Expanding the Market



Initially focused on restaurant sales, Four Star is now expanding its retail presence. Its mushrooms are already available at Mariano’s and Fresh Thyme Market stores, with a major rollout planned at Jewel-Osco stores across the Chicago region.


The move reflects both opportunity and necessity. Retail offers scale, but also requires new capabilities — marketing, packaging and consumer education.


“Mushrooms are still unfamiliar to a lot of people beyond the basics,” Joe says. “Part of our job is helping people understand how to cook them and why they’re valuable.”


That value extends beyond flavor. Varieties such as lion’s mane are gaining attention for potential cognitive benefits, part of a broader “functional foods” movement that intersects with wellness trends.

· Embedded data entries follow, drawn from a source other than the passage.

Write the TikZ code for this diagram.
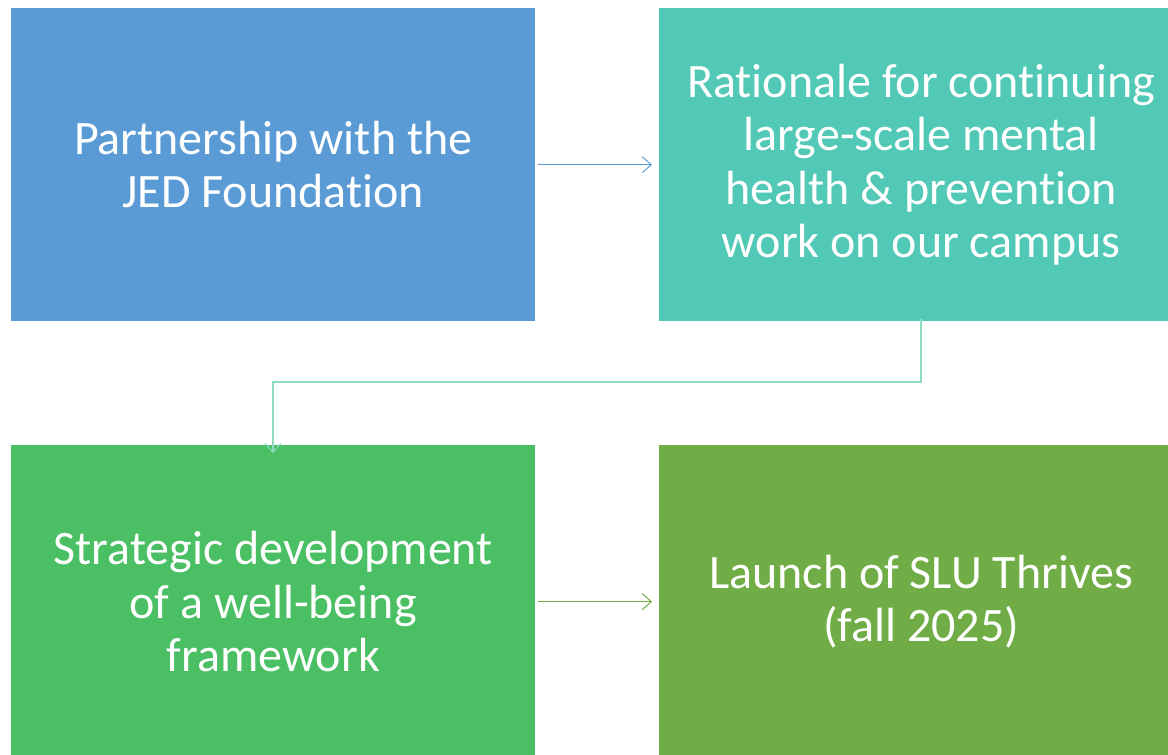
\documentclass[tikz,border=0pt]{standalone}
\usepackage{fontspec}
\setmainfont[Ligatures=NoCommon]{Carlito}
\usetikzlibrary{arrows.meta}
\definecolor{cblue}{HTML}{5B9BD5}
\definecolor{cteal}{HTML}{52C9B6}
\definecolor{cgreen}{HTML}{4ABF63}
\definecolor{colive}{HTML}{70AD47}
\definecolor{lteal}{HTML}{8FDCC0}
\begin{document}
\begin{tikzpicture}[x=1pt,y=-1pt,
  stepbox/.style={draw=none,minimum width=524pt,minimum height=313pt,inner sep=0pt,
    text=white,align=center,anchor=north west,font=\fontsize{48}{53.5}\selectfont},
  conn/.style={line width=1.2pt,-{Straight Barb[length=9pt,width=16pt,line width=1pt]}}]
\useasboundingbox (0,0) rectangle (1168,755);
\fill[white] (0,0) rectangle (1168,755);
\node[stepbox,fill=cblue] (a) at (11,8) {Partnership with the\\JED Foundation};
\node[stepbox,fill=cteal] (b) at (659,8) {Rationale for continuing\\large-scale mental\\health \& prevention\\work on our campus};
\node[stepbox,fill=cgreen] (c) at (11,445) {Strategic development\\of a well-being\\framework};
\node[stepbox,fill=colive] (d) at (659,445) {Launch of SLU Thrives\\(fall 2025)};
\coordinate (bend1) at (921,382);
\coordinate (bend2) at (273,382);
\draw[conn,draw=cblue] ([xshift=3pt]a.east) -- ([xshift=-7pt]b.west);
\draw[conn,draw=lteal] ([yshift=2pt]b.south -| bend1) -- (bend1) -- (bend2) -- ([yshift=-8pt]c.north -| bend2);
\draw[conn,draw=colive] ([xshift=3pt]c.east) -- ([xshift=-7pt]d.west);
\end{tikzpicture}
\end{document}
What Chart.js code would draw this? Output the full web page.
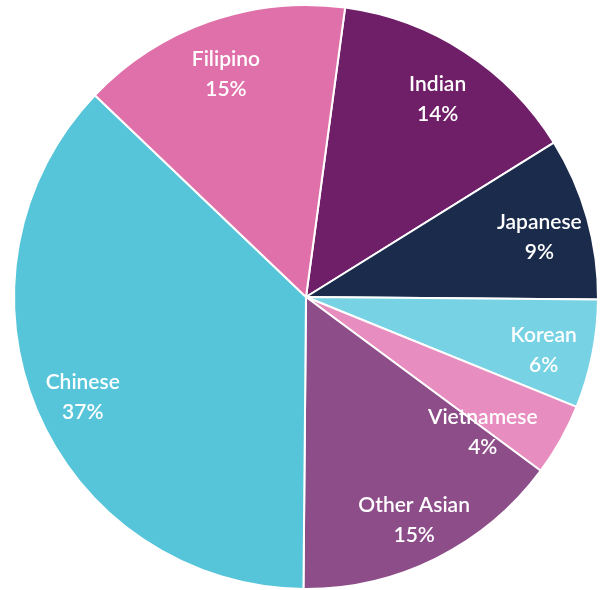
<!DOCTYPE html>
<html>
<head>
<meta charset="utf-8">
<script src="https://cdn.jsdelivr.net/npm/chart.js@4/dist/chart.umd.min.js"></script>
<style>
  html, body { margin: 0; padding: 0; background: #ffffff; }
  #wrap { width: 604px; height: 590px; }
</style>
</head>
<body>
<div id="wrap"><canvas id="c" width="604" height="590"></canvas></div>
<script>
const categories = ["Indian", "Japanese", "Korean", "Vietnamese", "Other Asian", "Chinese", "Filipino"];
const shares = [14, 9, 6, 4, 15, 37, 15];

const labelPlugin = {
  id: 'sliceLabels',
  afterDatasetsDraw(chart) {
    const ctx = chart.ctx;
    const meta = chart.getDatasetMeta(0);
    const data = chart.data.datasets[0].data;
    const total = data.reduce((a, b) => a + b, 0);
    ctx.save();
    ctx.fillStyle = '#ffffff';
    ctx.textAlign = 'center';
    ctx.textBaseline = 'middle';
    ctx.font = '600 21px Lato, "Open Sans", sans-serif';
    meta.data.forEach((arc, i) => {
      const p = arc.getProps(['x', 'y', 'startAngle', 'endAngle', 'outerRadius'], true);
      const share = data[i] / total;
      let mid = (p.startAngle + p.endAngle) / 2;
      let f = 0.83;
      if (share < 0.05) { f = 0.75; mid += 0.12; }
      const r = p.outerRadius * f;
      const cx = p.x + Math.cos(mid) * r;
      const cy = p.y + Math.sin(mid) * r + 6;
      const pct = Math.round(share * 100) + '%';
      ctx.fillText(chart.data.labels[i], cx, cy - 15);
      ctx.fillText(pct, cx, cy + 15);
    });
    ctx.restore();
  }
};

new Chart(document.getElementById('c'), {
  type: 'pie',
  data: {
    labels: categories,
    datasets: [{
      data: shares,
      backgroundColor: ['#6F1F68', '#1B2B4B', '#77D2E3', '#E88DBF', '#8D4D89', '#56C5DA', '#E070A9'],
      borderColor: '#ffffff',
      borderWidth: 2
    }]
  },
  options: {
    responsive: false,
    animation: false,
    rotation: 7.7,
    layout: { padding: { left: 13, right: 5, top: 4, bottom: 0 } },
    plugins: {
      legend: { display: false },
      tooltip: { enabled: false }
    }
  },
  plugins: [labelPlugin]
});
</script>
</body>
</html>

A Regenerative Future—From the Ground Up


If Four Star Mushrooms represents a glimpse of the future, it is one where boundaries blur: between indoor and outdoor agriculture, between food production and soil restoration, and between waste and resource.''


It is also a future rooted in systems thinking, an understanding that the health of our food is inseparable from the health of our ecosystems.


For Joe Weber, that perspective remains the guiding principle. “The food system is the biggest driver of ecological change,” he says. “If we can redesign it to be regenerative, the impact is enormous.”


In Chicago, that redesign is already under way — one mushroom at a time.